A Study in Greys c.1913
This floral still life of roses was considered Hiester Reid’s masterpiece at the time, and was eventually acquired by the Art Gallery of Toronto (now the Art Gallery of Ontario). A Study in Greys showcases Hiester Reid’s skill in combining tonal gradations of colour. Like A Harmony in Grey and Yellow, the musical reference in the work’s title draws the viewers’ attention to the artist’s adroit manipulations of a restricted colour palette, or Tonalist art.
Writing in 1922, illustrator, landscape painter, and muralist Charles William Jefferys (1869–1951) described this particular work in laudatory terms, stating, “We have all forgotten about the greys in our devotion to the primary colours; we even spell it gray sometimes, as though in a sub-conscious effort to wrest its sense into something more vehement than belongs to its true character. Grey is all colours, grey harmonizes all colours.”
This work made its way into the collection of the Art Gallery of Toronto in a unique way. Following the October 6, 1922, opening of Hiester Reid’s memorial retrospective at the Art Gallery of Toronto, an article in Toronto’s Saturday Night magazine stated that a group of Mrs. Reid’s “personal woman friends” were determined to raise funds to purchase some of the artist’s floral still-life paintings and donate them to the gallery. According to the article, “It was an open secret that the Toronto Art Gallery was keen to possess one or two of Mrs. Reid’s flower pieces, but alas, the Toronto Art Gallery is poor to poverty in spite of the wealth of the great city in which it has its being and it could not buy.”

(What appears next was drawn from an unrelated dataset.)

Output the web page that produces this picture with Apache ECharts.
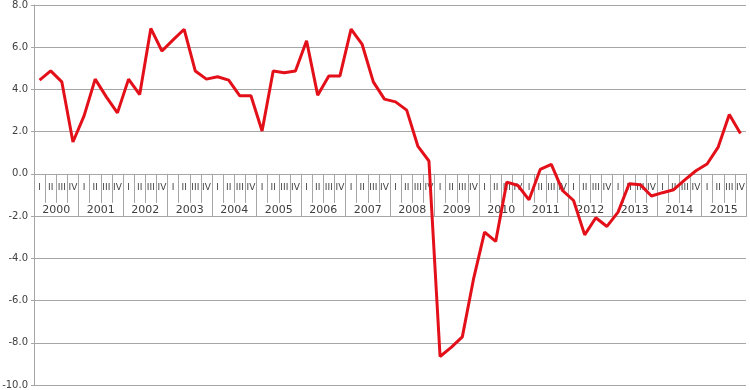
<!DOCTYPE html>
<html>
<head>
<meta charset="utf-8">
<script src="https://cdn.jsdelivr.net/npm/echarts@6/dist/echarts.min.js"></script>
<style>html,body{margin:0;padding:0;background:#fff}#c{width:750px;height:390px}</style>
</head>
<body>
<div id="c"></div>
<script>
var years = ['2000','2001','2002','2003','2004','2005','2006','2007','2008','2009','2010','2011','2012','2013','2014','2015'];
var quarterNames = ['I','II','III','IV'];
var values = [
  4.44, 4.88, 4.36, 1.51,
  2.75, 4.49, 3.65, 2.89,
  4.49, 3.76, 6.89, 5.82,
  6.35, 6.85, 4.87, 4.49,
  4.60, 4.44, 3.70, 3.70,
  2.03, 4.87, 4.79, 4.87,
  6.31, 3.73, 4.64, 4.64,
  6.86, 6.13, 4.36, 3.54,
  3.41, 3.02, 1.32, 0.61,
  -8.65, -8.22, -7.72, -5.00,
  -2.76, -3.20, -0.39, -0.55,
  -1.23, 0.21, 0.45, -0.78,
  -1.26, -2.89, -2.08, -2.49,
  -1.81, -0.47, -0.51, -1.05,
  -0.89, -0.75, -0.28, 0.15,
  0.47, 1.27, 2.81, 1.91
];
var yMin = -10, yMax = 8, yStep = 2;
var quarterLabels = [];
years.forEach(function(){ quarterNames.forEach(function(q){ quarterLabels.push(q); }); });

var W = 750, H = 390, gTop = 5, gBottom = 5, gLeft = 34, gRight = 4;
var plotH = H - gTop - gBottom;
var zeroY = gTop + (yMax / (yMax - yMin)) * plotH;

var grey = '#a6a6a6';
var font = 'DejaVu Sans, Verdana, sans-serif';
var chart = echarts.init(document.getElementById('c'));
chart.setOption({
  animation: false,
  grid: [
    { left: gLeft, right: gRight, top: gTop, bottom: gBottom, containLabel: false, outerBoundsMode: 'none' },
    { left: gLeft, right: gRight, top: gTop, bottom: H - zeroY, containLabel: false, outerBoundsMode: 'none' }
  ],
  xAxis: [
    {
      gridIndex: 0, type: 'category', data: quarterLabels, boundaryGap: true, show: false
    },
    {
      gridIndex: 1, type: 'category', position: 'bottom', data: quarterLabels, boundaryGap: true,
      axisLine: { show: true, onZero: false, lineStyle: { color: grey, width: 1 } },
      axisTick: { show: true, interval: 0, length: 29, lineStyle: { color: grey, width: 1 } },
      axisLabel: { interval: 0, fontSize: 9, margin: 9, color: '#404040', fontFamily: font, hideOverlap: false },
      splitLine: { show: false }
    },
    {
      gridIndex: 1, type: 'category', position: 'bottom', data: years, boundaryGap: true,
      axisLine: { show: false, onZero: false },
      axisTick: { show: true, interval: 0, length: 43, lineStyle: { color: grey, width: 1 } },
      axisLabel: { interval: 0, fontSize: 11, margin: 31, color: '#404040', fontFamily: font, hideOverlap: false },
      splitLine: { show: false }
    }
  ],
  yAxis: [
    {
      gridIndex: 0, type: 'value', min: yMin, max: yMax, interval: yStep,
      axisLine: { show: true, lineStyle: { color: grey, width: 1 } },
      axisTick: { show: true, length: 3, lineStyle: { color: grey } },
      axisLabel: { fontSize: 10, margin: 6, color: '#404040', fontFamily: font, hideOverlap: false,
        formatter: function(v){ return v.toFixed(1); } },
      splitLine: { show: true, lineStyle: { color: grey, width: 1 } }
    },
    { gridIndex: 1, type: 'value', show: false, min: 0, max: 1 }
  ],
  series: [{
    type: 'line', xAxisIndex: 0, yAxisIndex: 0, data: values, showSymbol: false, symbol: 'none',
    lineStyle: { color: '#e3101a', width: 3 }, z: 5
  }]
});
</script>
</body>
</html>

The Saturday Night piece goes on to state that it was Hiester Reid’s friends’ “ardent desire” that some of her flower pieces become a part of the art gallery’s collection. The artist’s friends organized a committee and raised sufficient funds to purchase two works. They visited the artist’s widower, George Agnew Reid (1860–1947), and then, with his help, selected some works. In the end, the group purchased A Study in Greys, as well as Chrysanthemums: A Japanese Arrangement, c.1895, and George Reid added The Phlox Garden to the memorial donation. Donating the paintings under a communal title, “Friends of Mary Hiester Reid,” this group ensured public access to Hiester Reid’s works, maintaining in perpetuity her reputation and achievements as one of Canada’s pre-eminent painters.